Result? Lloyd’s syndicate paid $22.3M within 45 days—covering re-tasking, customer SLA penalties, and emergency calibration campaigns. The kicker? Premium was only $185K/year.
Rant Section: I’m tired of brokers selling “space insurance” that’s just repackaged aviation hull policies. If your underwriter hasn’t heard of CCSDS file delivery protocols, RUN. Your data deserves better than paper-thin coverage masquerading as innovation.
Service Data Loss Policy FAQs
What’s the difference between cyber insurance and a service data loss policy?
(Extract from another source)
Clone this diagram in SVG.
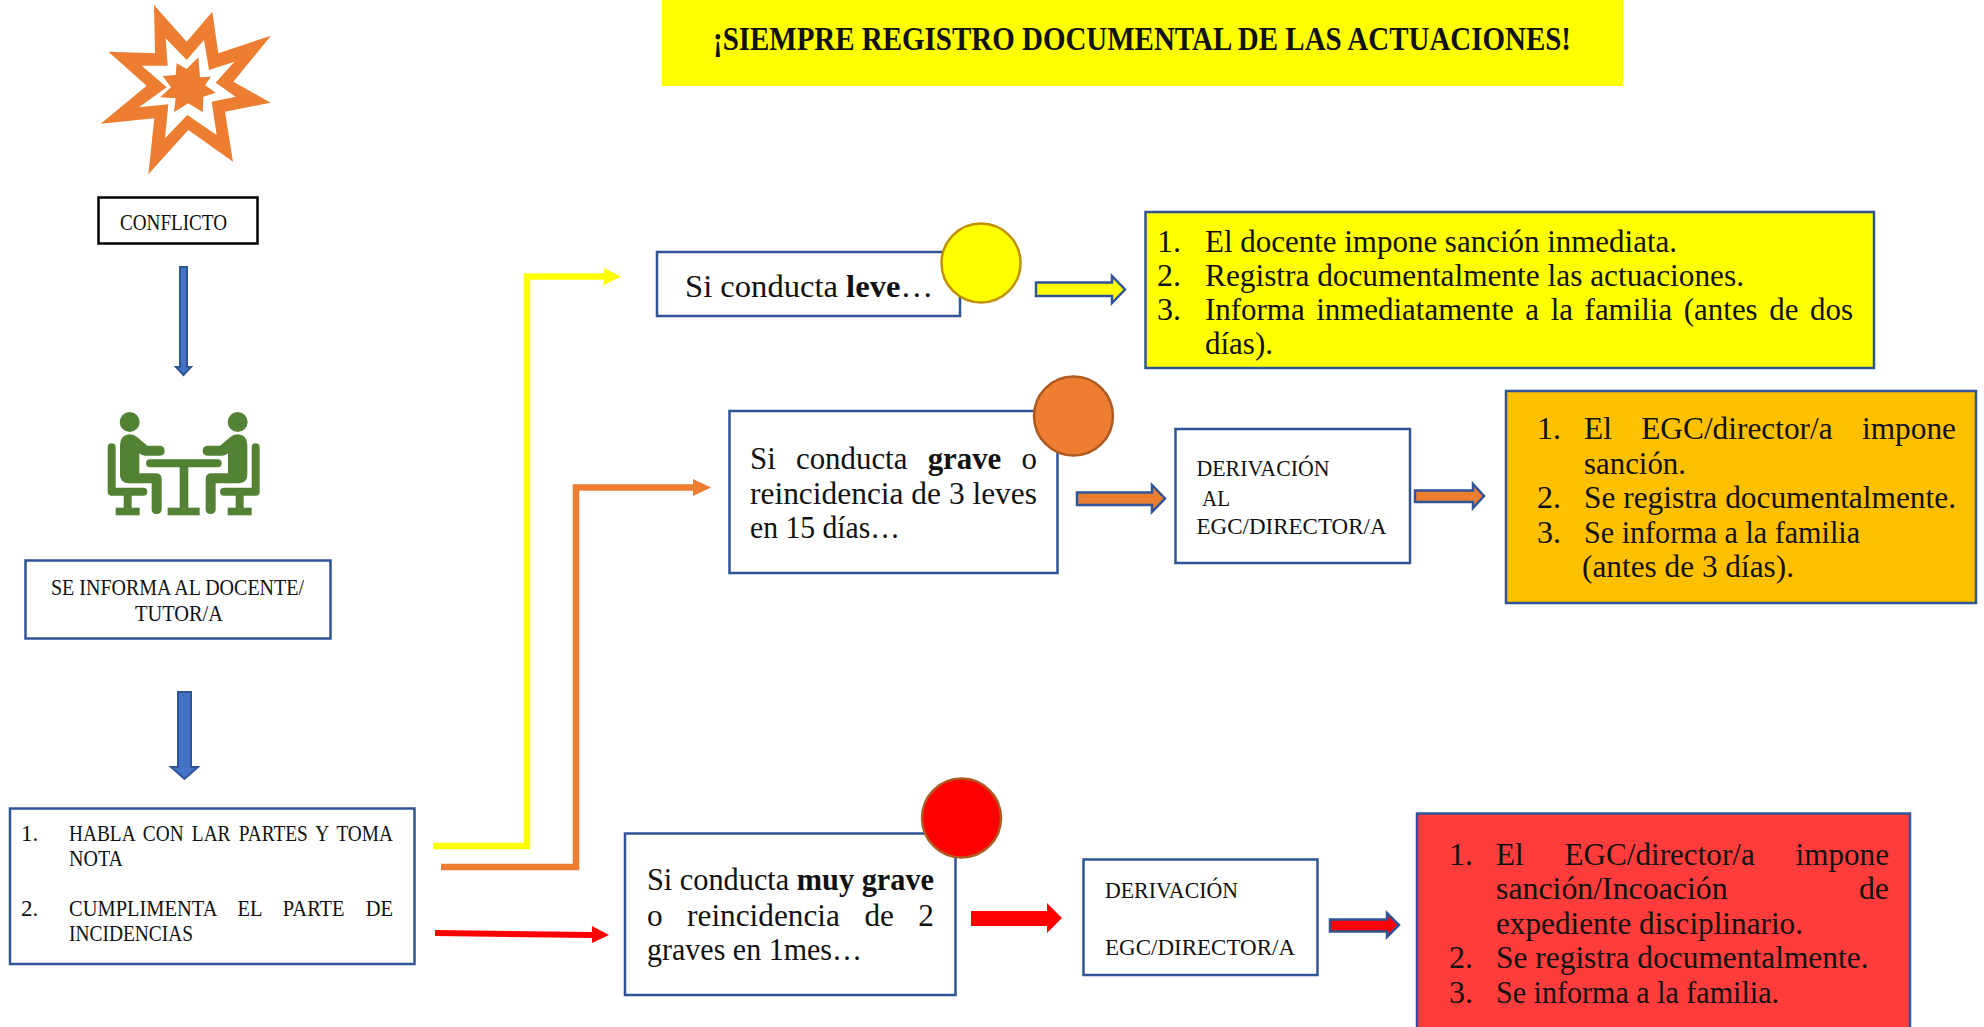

Cyber insurance typically covers breach response, regulatory fines, and third-party lawsuits. A service data loss policy focuses on your own operational and revenue losses from data unavailability—especially critical for data-selling satellite firms.
Do smallsats/cubesats qualify?
Absolutely. Providers like Global Aerospace now offer micro-policies starting at $15K/year for sub-50kg sats with clear data workflows.
Can I bundle this with launch insurance?
Some MGAs allow it, but post-launch data coverage is usually separate. Never assume launch insurance extends beyond liftoff anomalies.
Is open-source satellite software a red flag for underwriters?
Not inherently—but if your telemetry stack runs on unpatched GitHub repos without audit trails, expect higher deductibles or exclusions.
Conclusion
A service data loss policy isn’t optional window dressing—it’s the silent guardian of your satellite’s economic viability. With data monetization driving 73% of new LEO business models (BryceTech, 2024), losing it unprotected is like flying without attitude control.
Verify your current coverage. Demand specific language for transmission integrity and logical corruption. Document every backup like your funding round depends on it (it does). And above all—never let a broker tell you “data is covered” without seeing the endorsement in writing.
Because in orbit, bits decay faster than hype. Protect yours like the revenue stream they are.
Like a 2000s Motorola Razr—if you don’t back it up, it’s gone forever.